Blake Scott, Matti Mason, and Kim Scott of the Holiday Window Splashers show off their work at Max's Body Shop on Route 66 Tuesday afternoon. The generational family business came to town for a few days to paint local shop windows in preparation for the upcoming holidays.

In downtown Flagstaff, small businesses are pushing back against an annual shopping tradition.

Most Americans are familiar with “Black Friday” as the day after Thanksgiving on which hordes of consumers rush to take advantage of sales and buy holiday gifts.

Conventional knowledge has it that this is the day retailers leave “the red” and enter “the black,” by turning profits spurred by the shopping spree.

Not quite.

This definition was only adopted in the 1980s to give the day a positive connotation. Prior to that, Black Friday referred to the phenomena for which the day remains infamous: crowds, congestion and the worst sides of consumerism.

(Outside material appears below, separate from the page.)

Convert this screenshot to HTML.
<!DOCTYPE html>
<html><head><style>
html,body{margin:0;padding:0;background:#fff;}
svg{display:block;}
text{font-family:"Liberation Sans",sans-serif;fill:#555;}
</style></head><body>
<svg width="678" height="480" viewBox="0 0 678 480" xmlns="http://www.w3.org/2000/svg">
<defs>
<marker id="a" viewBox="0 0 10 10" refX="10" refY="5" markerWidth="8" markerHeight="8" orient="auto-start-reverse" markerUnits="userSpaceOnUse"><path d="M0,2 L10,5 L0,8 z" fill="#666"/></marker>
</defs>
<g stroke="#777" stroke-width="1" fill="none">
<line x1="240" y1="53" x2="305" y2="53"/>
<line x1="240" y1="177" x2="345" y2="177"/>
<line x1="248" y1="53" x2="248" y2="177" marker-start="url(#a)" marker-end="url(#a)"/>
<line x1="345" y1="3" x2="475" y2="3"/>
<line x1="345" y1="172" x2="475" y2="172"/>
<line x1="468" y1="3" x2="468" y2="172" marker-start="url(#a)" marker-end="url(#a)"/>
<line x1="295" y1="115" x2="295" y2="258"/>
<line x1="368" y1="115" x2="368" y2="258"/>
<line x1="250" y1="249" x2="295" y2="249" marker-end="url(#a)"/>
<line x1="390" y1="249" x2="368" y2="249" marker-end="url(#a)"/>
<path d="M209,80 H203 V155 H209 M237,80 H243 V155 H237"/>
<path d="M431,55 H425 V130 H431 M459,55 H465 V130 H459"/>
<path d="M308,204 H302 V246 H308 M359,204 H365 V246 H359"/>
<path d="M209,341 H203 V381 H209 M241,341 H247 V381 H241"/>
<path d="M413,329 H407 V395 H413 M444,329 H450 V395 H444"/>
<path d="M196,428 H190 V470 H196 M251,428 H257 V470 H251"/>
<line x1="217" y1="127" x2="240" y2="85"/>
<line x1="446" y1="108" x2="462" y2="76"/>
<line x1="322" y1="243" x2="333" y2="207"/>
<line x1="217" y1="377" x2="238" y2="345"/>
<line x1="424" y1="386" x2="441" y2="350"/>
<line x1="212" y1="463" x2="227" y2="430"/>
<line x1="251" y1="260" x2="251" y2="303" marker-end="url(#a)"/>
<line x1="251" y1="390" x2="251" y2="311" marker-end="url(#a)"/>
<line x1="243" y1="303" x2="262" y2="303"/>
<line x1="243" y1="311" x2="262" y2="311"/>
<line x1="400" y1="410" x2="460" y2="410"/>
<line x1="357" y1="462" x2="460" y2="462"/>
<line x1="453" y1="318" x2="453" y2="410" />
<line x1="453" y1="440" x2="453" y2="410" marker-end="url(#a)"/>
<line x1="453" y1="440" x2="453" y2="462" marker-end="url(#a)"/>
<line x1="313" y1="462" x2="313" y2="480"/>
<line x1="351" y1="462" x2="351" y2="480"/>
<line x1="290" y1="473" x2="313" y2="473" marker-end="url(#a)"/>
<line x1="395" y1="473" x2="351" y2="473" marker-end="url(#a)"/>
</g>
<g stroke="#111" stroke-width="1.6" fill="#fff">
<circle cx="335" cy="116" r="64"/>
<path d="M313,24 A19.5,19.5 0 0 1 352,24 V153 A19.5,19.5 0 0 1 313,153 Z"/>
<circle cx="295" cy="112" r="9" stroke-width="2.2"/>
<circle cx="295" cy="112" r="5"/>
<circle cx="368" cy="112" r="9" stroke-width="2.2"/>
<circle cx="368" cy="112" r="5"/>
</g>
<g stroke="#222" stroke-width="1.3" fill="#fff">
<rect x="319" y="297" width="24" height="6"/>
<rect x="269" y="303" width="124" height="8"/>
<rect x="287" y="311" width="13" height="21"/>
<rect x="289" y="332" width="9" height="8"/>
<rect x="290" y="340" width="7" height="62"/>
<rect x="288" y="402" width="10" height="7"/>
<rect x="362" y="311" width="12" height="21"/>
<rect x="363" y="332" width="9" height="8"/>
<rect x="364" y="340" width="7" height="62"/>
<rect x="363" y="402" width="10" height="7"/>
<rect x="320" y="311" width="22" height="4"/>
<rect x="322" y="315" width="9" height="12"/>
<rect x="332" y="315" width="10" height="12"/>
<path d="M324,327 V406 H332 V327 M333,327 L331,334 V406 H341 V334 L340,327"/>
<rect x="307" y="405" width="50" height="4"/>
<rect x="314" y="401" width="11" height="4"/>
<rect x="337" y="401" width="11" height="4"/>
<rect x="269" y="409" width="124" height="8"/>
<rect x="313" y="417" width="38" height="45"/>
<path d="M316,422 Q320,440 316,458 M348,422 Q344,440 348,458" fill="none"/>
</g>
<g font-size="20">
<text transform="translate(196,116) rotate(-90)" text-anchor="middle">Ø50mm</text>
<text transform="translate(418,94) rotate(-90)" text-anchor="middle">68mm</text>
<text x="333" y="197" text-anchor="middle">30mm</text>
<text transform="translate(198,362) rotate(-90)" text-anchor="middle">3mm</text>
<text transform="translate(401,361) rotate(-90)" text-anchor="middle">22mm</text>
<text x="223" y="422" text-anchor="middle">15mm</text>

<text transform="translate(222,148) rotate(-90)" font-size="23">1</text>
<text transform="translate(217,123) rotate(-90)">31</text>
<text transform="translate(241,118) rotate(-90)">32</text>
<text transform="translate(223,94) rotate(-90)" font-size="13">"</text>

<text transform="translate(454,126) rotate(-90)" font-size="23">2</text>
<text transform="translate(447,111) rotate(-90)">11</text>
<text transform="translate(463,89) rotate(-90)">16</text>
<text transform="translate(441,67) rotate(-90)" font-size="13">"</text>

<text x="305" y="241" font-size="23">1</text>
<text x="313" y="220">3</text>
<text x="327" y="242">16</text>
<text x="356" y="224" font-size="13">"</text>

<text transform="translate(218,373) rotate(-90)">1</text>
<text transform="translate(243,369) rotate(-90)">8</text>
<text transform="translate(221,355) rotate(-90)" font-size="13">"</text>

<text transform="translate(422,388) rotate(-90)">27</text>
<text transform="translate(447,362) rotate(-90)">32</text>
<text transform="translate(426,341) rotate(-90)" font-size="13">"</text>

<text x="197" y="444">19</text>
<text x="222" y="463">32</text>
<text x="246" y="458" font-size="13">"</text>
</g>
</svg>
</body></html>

Many Flagstaff businesses have decided to distance themselves from Black Friday by adopting new monikers for the shopping days following Thanksgiving. Enter Slack Friday and Small Business Saturday. Coined by Flagstaff’s Downtown Business Alliance, the term “Slack Friday” is meant to elicit a peaceful approach to holiday shopping.

“It’s encouraging local shoppers to support local businesses in a more relaxed, joyful way than the frenzy of Black Friday,” said Eleanor Krueger, manager at Old Barrel Tea Company.

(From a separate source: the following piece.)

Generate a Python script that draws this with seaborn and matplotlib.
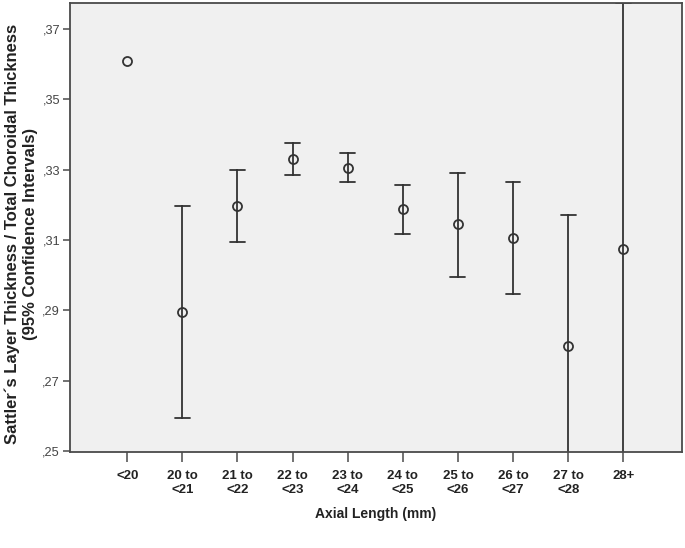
import numpy as np
import pandas as pd
import matplotlib
matplotlib.use("Agg")
import matplotlib.pyplot as plt
import seaborn as sns
from matplotlib.ticker import FuncFormatter

# values (mean ratio and 95% CI per axial length group)
categories = ["<20", "20 to\n<21", "21 to\n<22", "22 to\n<23", "23 to\n<24",
              "24 to\n<25", "25 to\n<26", "26 to\n<27", "27 to\n<28", "28+"]
means = [0.3609, 0.2895, 0.3197, 0.3330, 0.3305, 0.3188, 0.3145, 0.3106, 0.2799, 0.3074]
lower = [np.nan, 0.2594, 0.3094, 0.3285, 0.3265, 0.3117, 0.2995, 0.2947, 0.2300, 0.2300]
upper = [np.nan, 0.3197, 0.3299, 0.3376, 0.3347, 0.3256, 0.3291, 0.3265, 0.3171, 0.3774]

# long table: median of (lower, mean, upper) = mean, 100% interval = CI
df = pd.DataFrame({
    "group": categories * 3,
    "value": lower + means + upper,
}).dropna()

sns.set_style("ticks")
plt.rcParams["font.family"] = ["Liberation Sans", "DejaVu Sans"]

fig = plt.figure(figsize=(6.85, 5.48), dpi=100)
ax = fig.add_axes([0.102, 0.175, 0.894, 0.820])
ax.set_facecolor("#f0f0f0")

sns.pointplot(data=df, x="group", y="value", order=categories,
              estimator="median", errorbar=("pi", 100),
              color="#333333", linestyle="none", marker="o",
              markersize=6.5, markerfacecolor="none", markeredgewidth=1.3,
              capsize=0.27, err_kws={"linewidth": 1.3}, ax=ax)

ax.set_ylim(0.2497, 0.3774)
ax.set_xlim(-1.04, 10.07)
ax.set_yticks([0.25, 0.27, 0.29, 0.31, 0.33, 0.35, 0.37])
ax.yaxis.set_major_formatter(FuncFormatter(lambda v, p: ("%.2f" % v)[1:].replace(".", ",")))

for s in ax.spines.values():
    s.set_color("#4a4a4a")
    s.set_linewidth(1.3)
    s.set_visible(True)

ax.tick_params(axis="x", length=7, width=1.1, color="#4a4a4a", pad=6,
               labelsize=9.5, labelcolor="#222222")
ax.tick_params(axis="y", length=5, width=1.1, color="#4a4a4a", pad=2,
               labelsize=9.2, labelcolor="#444444")
for lab in ax.get_xticklabels():
    lab.set_fontweight("bold")

ax.set_xlabel("Axial Length (mm)", fontsize=10, fontweight="bold", labelpad=8,
              color="#222222")
ax.set_ylabel("Sattler´s Layer Thickness / Total Choroidal Thickness\n(95% Confidence Intervals)",
              fontsize=12, fontweight="bold", color="#222222",
              linespacing=1.25)
ax.yaxis.set_label_coords(-0.052, 0.485)

fig.savefig("out.png", dpi=100)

For those in need of relaxation, Old Barrel will be offering deals on their stock of soothing soaps, teas and spices.

“The idea is that you’re supposed to be able to chill,” said Amy McClelland, manager at Brightside Bookshop.

For Slack Friday, Brightside will be rewarding luck, not haste, by raffling off a $50 gift card and a few unreleased books.

Some businesses have embodied Slack Friday by resisting the pressure to offer discounts at all. This is especially true of the art galleries and co-ops.

“We are probably one of the few businesses that don't have any promotions or sales going on,” said Stephanie Stinski of Arizona Handmade Gallery.

As a gallery that showcases more than 60 local artists, Arizona Handmade prioritizes artist autonomy.

“If the artists want to do any sort of price lowering, then we leave that in their hands,” Stinski said. “We just sell it for them.”

The same is true over at The Artists’ Gallery, which has been serving northern Arizona creatives for more than 27 years.

“We’re artists. We’re not discounters,” said Sondra Francis, a glassworker whose festive ornaments hang ready to become delightful gifts. “Everything’s handmade. I don’t think anyone overvalues their time.”

The choice to refrain from discounting is best appreciated through the lens of Slack Friday’s counterpart, Small Business Saturday. As a means of supporting local small businesses, paying full price rather than bargain hunting can be a powerful act.

“The more money you spend locally, the more money goes directly back into the local economy,” Stinski said. “You’re supporting someone you might know; someone you might walk past in the grocery store.”

Even if the gifts you buy on Slack Friday (or Small Business Saturday) weren’t made by a person you recognize from the bread aisle, shopping local still helps Flagstaff be Flagstaff. Back at Brightside, McClelland witnessed firsthand the way that local customers helped keep the bookshop open during the slim months of the pandemic.

“The bookstore is so thankful to all of our local supporters, because throughout COVID, we've always had an incredible turnout of people showing up,” McClelland said.

In her eyes, shopping local is key to keeping downtown Flagstaff alive and thriving.

“I think if you if you want downtown to look the way it does -- which is so nice and wonderful -- then we've got to keep our small businesses here," she said. "Otherwise, it's going to be empty.”